Problem -> Repeat the material exactly from its first line to the line that includes "SIDE_PX = 3". Skip pictures.
--
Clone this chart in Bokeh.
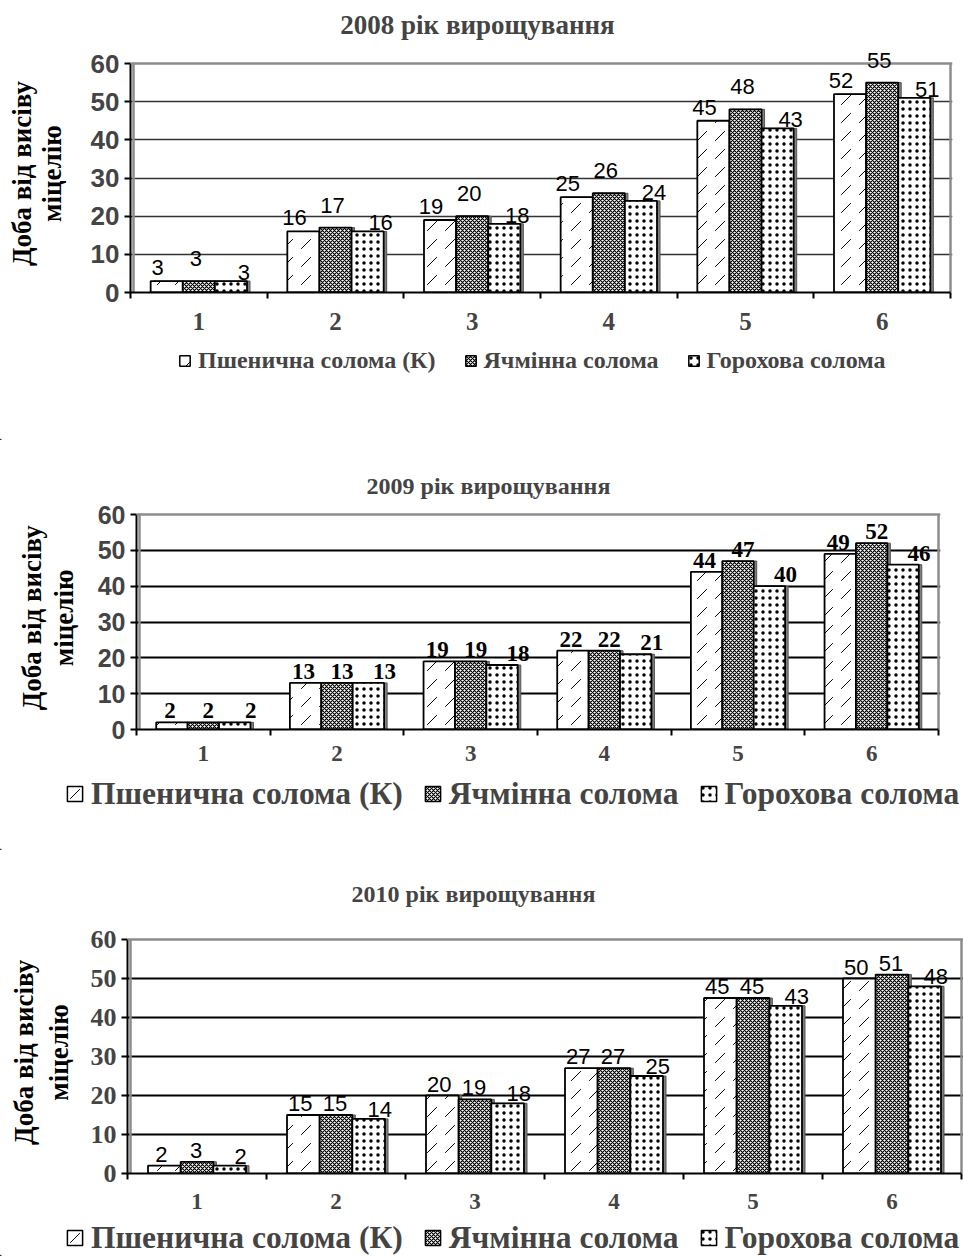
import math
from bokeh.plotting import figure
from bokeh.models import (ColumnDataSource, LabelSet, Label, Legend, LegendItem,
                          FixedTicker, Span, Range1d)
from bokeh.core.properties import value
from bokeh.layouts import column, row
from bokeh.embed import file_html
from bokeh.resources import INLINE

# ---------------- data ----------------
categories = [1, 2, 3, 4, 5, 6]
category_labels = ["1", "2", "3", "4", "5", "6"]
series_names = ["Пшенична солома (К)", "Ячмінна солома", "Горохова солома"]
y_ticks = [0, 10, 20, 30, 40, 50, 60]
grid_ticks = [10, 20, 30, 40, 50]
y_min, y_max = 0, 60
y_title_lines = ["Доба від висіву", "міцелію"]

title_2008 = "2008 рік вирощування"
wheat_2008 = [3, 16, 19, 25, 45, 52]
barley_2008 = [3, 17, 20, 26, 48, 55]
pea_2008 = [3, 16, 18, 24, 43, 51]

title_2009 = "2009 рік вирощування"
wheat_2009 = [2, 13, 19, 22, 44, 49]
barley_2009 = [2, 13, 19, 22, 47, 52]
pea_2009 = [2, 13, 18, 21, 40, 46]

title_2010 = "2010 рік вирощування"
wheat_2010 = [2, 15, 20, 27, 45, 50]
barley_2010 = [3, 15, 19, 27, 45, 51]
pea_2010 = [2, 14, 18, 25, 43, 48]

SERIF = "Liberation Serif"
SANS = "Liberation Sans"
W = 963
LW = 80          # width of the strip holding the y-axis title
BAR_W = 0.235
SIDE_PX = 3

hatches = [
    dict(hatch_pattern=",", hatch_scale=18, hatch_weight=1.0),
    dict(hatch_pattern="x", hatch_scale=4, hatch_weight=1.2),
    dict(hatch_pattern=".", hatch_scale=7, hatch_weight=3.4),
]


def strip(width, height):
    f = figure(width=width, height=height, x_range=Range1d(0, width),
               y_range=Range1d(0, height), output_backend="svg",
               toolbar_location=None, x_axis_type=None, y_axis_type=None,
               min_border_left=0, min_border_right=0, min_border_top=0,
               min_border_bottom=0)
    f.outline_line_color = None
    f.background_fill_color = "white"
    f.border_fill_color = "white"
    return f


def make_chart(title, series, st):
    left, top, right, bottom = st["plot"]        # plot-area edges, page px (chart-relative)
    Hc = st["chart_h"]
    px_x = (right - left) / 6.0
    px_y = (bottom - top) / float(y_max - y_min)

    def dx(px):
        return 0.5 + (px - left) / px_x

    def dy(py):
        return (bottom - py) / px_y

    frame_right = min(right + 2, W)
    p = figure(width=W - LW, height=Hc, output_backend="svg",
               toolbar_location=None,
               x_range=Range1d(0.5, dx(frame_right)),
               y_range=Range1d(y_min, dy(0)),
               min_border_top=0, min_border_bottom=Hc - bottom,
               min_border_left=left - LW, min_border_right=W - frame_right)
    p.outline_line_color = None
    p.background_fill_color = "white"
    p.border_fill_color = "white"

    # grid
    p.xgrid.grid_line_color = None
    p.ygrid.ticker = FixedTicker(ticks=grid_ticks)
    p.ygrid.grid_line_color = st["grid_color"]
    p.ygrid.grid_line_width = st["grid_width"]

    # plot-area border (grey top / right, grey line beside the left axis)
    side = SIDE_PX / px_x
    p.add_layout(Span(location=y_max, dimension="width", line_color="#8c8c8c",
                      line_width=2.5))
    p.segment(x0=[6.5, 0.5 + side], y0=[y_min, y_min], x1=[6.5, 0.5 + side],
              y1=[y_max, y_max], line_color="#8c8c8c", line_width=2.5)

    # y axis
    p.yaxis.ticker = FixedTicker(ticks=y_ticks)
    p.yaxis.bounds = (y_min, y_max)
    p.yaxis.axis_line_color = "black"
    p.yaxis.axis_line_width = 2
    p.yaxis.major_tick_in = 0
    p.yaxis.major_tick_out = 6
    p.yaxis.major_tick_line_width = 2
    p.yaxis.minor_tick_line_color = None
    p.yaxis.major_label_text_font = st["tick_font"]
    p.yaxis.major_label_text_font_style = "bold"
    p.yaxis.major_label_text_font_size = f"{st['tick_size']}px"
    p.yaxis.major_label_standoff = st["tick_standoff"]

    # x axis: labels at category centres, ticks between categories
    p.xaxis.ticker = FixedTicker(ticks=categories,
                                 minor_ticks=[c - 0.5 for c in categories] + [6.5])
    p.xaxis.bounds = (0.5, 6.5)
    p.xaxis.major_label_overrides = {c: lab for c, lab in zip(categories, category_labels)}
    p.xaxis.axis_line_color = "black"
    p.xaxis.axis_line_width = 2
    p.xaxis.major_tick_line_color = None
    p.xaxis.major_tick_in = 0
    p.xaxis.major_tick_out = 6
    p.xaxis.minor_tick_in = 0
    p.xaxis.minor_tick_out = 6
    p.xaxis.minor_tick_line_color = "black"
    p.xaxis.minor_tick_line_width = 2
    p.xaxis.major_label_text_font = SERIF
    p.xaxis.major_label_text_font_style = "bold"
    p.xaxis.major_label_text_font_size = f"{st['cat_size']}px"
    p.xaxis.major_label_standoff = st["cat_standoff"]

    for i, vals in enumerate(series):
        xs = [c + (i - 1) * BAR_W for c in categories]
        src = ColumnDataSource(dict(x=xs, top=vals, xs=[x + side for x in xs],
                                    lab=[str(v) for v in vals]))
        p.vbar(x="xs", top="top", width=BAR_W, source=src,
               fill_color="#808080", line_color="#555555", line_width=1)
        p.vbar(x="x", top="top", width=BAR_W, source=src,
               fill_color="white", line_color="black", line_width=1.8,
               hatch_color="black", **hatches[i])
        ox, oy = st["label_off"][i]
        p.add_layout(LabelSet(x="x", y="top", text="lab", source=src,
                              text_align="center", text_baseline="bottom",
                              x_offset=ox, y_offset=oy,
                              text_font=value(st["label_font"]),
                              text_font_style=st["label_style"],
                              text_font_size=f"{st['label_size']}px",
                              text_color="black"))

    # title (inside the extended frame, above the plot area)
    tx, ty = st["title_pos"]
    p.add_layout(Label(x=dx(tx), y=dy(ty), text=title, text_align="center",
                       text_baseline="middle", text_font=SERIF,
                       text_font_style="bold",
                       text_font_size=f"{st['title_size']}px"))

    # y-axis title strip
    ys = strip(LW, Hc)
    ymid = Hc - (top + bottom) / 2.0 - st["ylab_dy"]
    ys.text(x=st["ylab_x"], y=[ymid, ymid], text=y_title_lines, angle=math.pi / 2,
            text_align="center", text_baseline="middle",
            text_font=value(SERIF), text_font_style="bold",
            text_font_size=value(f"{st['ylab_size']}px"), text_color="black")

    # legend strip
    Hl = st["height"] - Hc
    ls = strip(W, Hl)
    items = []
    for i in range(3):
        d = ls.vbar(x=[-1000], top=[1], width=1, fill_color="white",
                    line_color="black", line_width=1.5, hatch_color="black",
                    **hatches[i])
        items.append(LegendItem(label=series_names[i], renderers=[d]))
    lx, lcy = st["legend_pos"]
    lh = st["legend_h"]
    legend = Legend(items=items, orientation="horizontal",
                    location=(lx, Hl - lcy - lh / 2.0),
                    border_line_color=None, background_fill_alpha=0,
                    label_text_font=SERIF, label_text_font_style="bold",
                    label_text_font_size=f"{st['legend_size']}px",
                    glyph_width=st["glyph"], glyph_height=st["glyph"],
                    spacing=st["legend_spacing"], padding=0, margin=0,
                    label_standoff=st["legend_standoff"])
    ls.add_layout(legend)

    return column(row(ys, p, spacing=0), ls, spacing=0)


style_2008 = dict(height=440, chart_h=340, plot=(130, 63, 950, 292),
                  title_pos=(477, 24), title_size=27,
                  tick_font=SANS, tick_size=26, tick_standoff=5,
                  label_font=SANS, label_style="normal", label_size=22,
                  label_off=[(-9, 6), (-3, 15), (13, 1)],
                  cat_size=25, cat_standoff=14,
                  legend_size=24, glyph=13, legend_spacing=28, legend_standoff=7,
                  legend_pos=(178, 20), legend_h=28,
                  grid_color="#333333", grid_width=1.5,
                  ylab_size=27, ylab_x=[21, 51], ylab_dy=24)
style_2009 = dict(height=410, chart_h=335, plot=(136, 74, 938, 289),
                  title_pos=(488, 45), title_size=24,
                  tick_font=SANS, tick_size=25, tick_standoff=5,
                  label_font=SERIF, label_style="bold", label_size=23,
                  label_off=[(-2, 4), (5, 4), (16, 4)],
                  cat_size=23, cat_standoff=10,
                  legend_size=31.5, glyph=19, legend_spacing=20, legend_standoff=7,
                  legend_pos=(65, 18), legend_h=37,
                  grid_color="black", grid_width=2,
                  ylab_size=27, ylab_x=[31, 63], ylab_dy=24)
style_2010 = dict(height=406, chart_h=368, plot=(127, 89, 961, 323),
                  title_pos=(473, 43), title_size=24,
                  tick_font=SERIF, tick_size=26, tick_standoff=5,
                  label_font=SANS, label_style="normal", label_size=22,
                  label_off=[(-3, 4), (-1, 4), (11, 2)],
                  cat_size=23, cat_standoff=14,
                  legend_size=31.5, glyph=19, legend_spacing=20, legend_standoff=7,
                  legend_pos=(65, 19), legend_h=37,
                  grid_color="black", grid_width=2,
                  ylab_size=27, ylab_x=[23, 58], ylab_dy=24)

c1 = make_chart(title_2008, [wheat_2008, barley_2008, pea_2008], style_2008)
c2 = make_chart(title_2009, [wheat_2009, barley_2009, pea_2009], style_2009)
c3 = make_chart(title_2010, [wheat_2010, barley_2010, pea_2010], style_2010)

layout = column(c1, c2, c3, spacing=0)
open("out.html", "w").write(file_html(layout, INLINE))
--
Solution to this exercise ->
Clone this chart in Bokeh.
import math
from bokeh.plotting import figure
from bokeh.models import (ColumnDataSource, LabelSet, Label, Legend, LegendItem,
                          FixedTicker, Span, Range1d)
from bokeh.core.properties import value
from bokeh.layouts import column, row
from bokeh.embed import file_html
from bokeh.resources import INLINE

# ---------------- data ----------------
categories = [1, 2, 3, 4, 5, 6]
category_labels = ["1", "2", "3", "4", "5", "6"]
series_names = ["Пшенична солома (К)", "Ячмінна солома", "Горохова солома"]
y_ticks = [0, 10, 20, 30, 40, 50, 60]
grid_ticks = [10, 20, 30, 40, 50]
y_min, y_max = 0, 60
y_title_lines = ["Доба від висіву", "міцелію"]

title_2008 = "2008 рік вирощування"
wheat_2008 = [3, 16, 19, 25, 45, 52]
barley_2008 = [3, 17, 20, 26, 48, 55]
pea_2008 = [3, 16, 18, 24, 43, 51]

title_2009 = "2009 рік вирощування"
wheat_2009 = [2, 13, 19, 22, 44, 49]
barley_2009 = [2, 13, 19, 22, 47, 52]
pea_2009 = [2, 13, 18, 21, 40, 46]

title_2010 = "2010 рік вирощування"
wheat_2010 = [2, 15, 20, 27, 45, 50]
barley_2010 = [3, 15, 19, 27, 45, 51]
pea_2010 = [2, 14, 18, 25, 43, 48]

SERIF = "Liberation Serif"
SANS = "Liberation Sans"
W = 963
LW = 80          # width of the strip holding the y-axis title
BAR_W = 0.235
SIDE_PX = 3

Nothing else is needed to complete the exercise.